7)   We originally wanted to use the StandardScaler tool in the sklearn library but after switching to the OrdinalEncoder, I found it to be a better idea to utilize the MaxAbsScaler tool as each categorical feature has different ranges of values.

8) OneHotEncoder was the planned encoder for our categorical features but after some deliberation we found that OrdinalEncoder worked better with decision tree models (XGBoost). We skipped the encoding for our CatBoost model as it has its own internal encoder

9) We chose 3 models to solve our task:
- __CatBoost__: Performs well on data with many categorical features. Compared to other models, CatBoost does particularly well with smaller dataset. Our set holds about 15,000 after upsampling.
- __XGBoost__: One of the highly regarded gradient boosting models. It does well with highly complicated, large datasets. Has a big community which indicates high chance of continued maintenance, which is key when thinking long term model lifespan
- __KNeighbors__: We chose this algorithm after evaluating the results from the catboost and xgboost models. We noticed the model performed best with very high learning rates. This typically leads to overfitting but instead led to improved performance. This was a clear indication that observations that are near each other likely share the same target values.

---
## Troubleshooting
---
There were a few problems encountered in solving this task. Each one took some time to determine the best way we felt should address each problem.

1) __No pricepoints__<br>
We would have needed pricepoints for each plan and the features within each customers' plans. In order to accurately determine the correct missing values in the categorical features, we'd need to formulate a function to fill in said values but we did not have the pricepoints needed. We overcame this issue by decising to leave those values missing and categorize them as its own `missing` category.

2) __Class Balancing__<br>
We tried multiple times to install the imblearn library to utilize the SMOTE module tool. Given our inability to successfully istall the imblearn library we just used a familiar function we have written to upsample our minority class to help with our model training.

3) __XGBooster__<br>
I originally wanted to hypertune a booster on XGBoost to train to maximize its potential performance. I kept getting errors when attempting to train using a DMatix. To circumvent this issue I went with the XGBoostClassifier class and did not use a booster. Results were still impressive.
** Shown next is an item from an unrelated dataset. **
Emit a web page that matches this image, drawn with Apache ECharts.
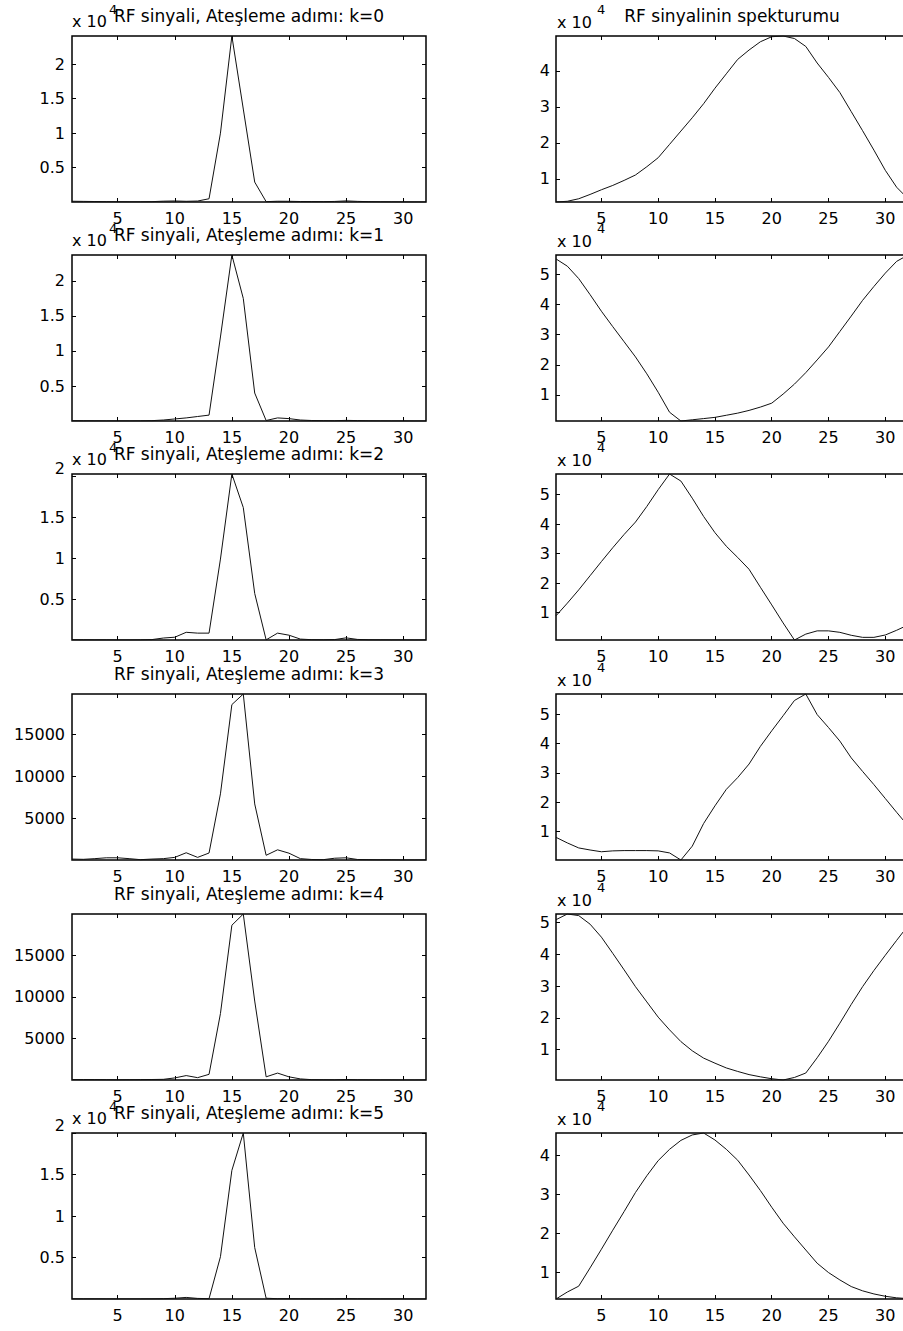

4) __Choosing a Winner__<br>
Being that the top 2 models had similar scores, I had to find a better way to evaluate both models' performance. I chose to visualize the models' predictions ad true values with confusion matrix heatmaps. This gave us a great look into each model's errors and its potential business implications.


---
## Key Steps
---

We found a few steps we've taken that was key in our models' performance. 

__Engineered Feature__<br>
We engineered a feature `service_length` which gave each customer/observation a value indicating the length of service. The features containing dates were dropped and the `service_length` feature allowed us to minimize any potential lost data.

__Keeping it Honest__<br>
The decision to keep the missing values as missing and assiging it as its own category kept the data honest and allowing the model to identify any potential patterns from an unadulterated dataset.

__Balanced Opportunity__<br>
Our classes were heavily imbalanced. We chose to balance our training dataset so our models can have a balanced look at instances within each class. Keeping the validation and test sets' class balances as is allowed us to measure each given model's ability to learn any potential patterns.

---
## Final Model Quality
---
Our final model is the KNeighbors model with n_neighbors hyperparameter value of 1 (closest neighbors) and p value equal to 1. The p value indicates the power parameter for the 'Minkowski' metric. P set to 1 has the model measure the Manhattan distance between point, as opposed to the Euclidean distance.

The model obtained the following scores:
- __Accuracy__: 0.997
- __F1 score__: 0.994
- __ROC-AUC__: 0.999

This passes our shareholder's threshold with flying colors. The model is highly suggested for use to mitigate customer churn as it successfully identified 99% of churned cutomers on both validation and test sets.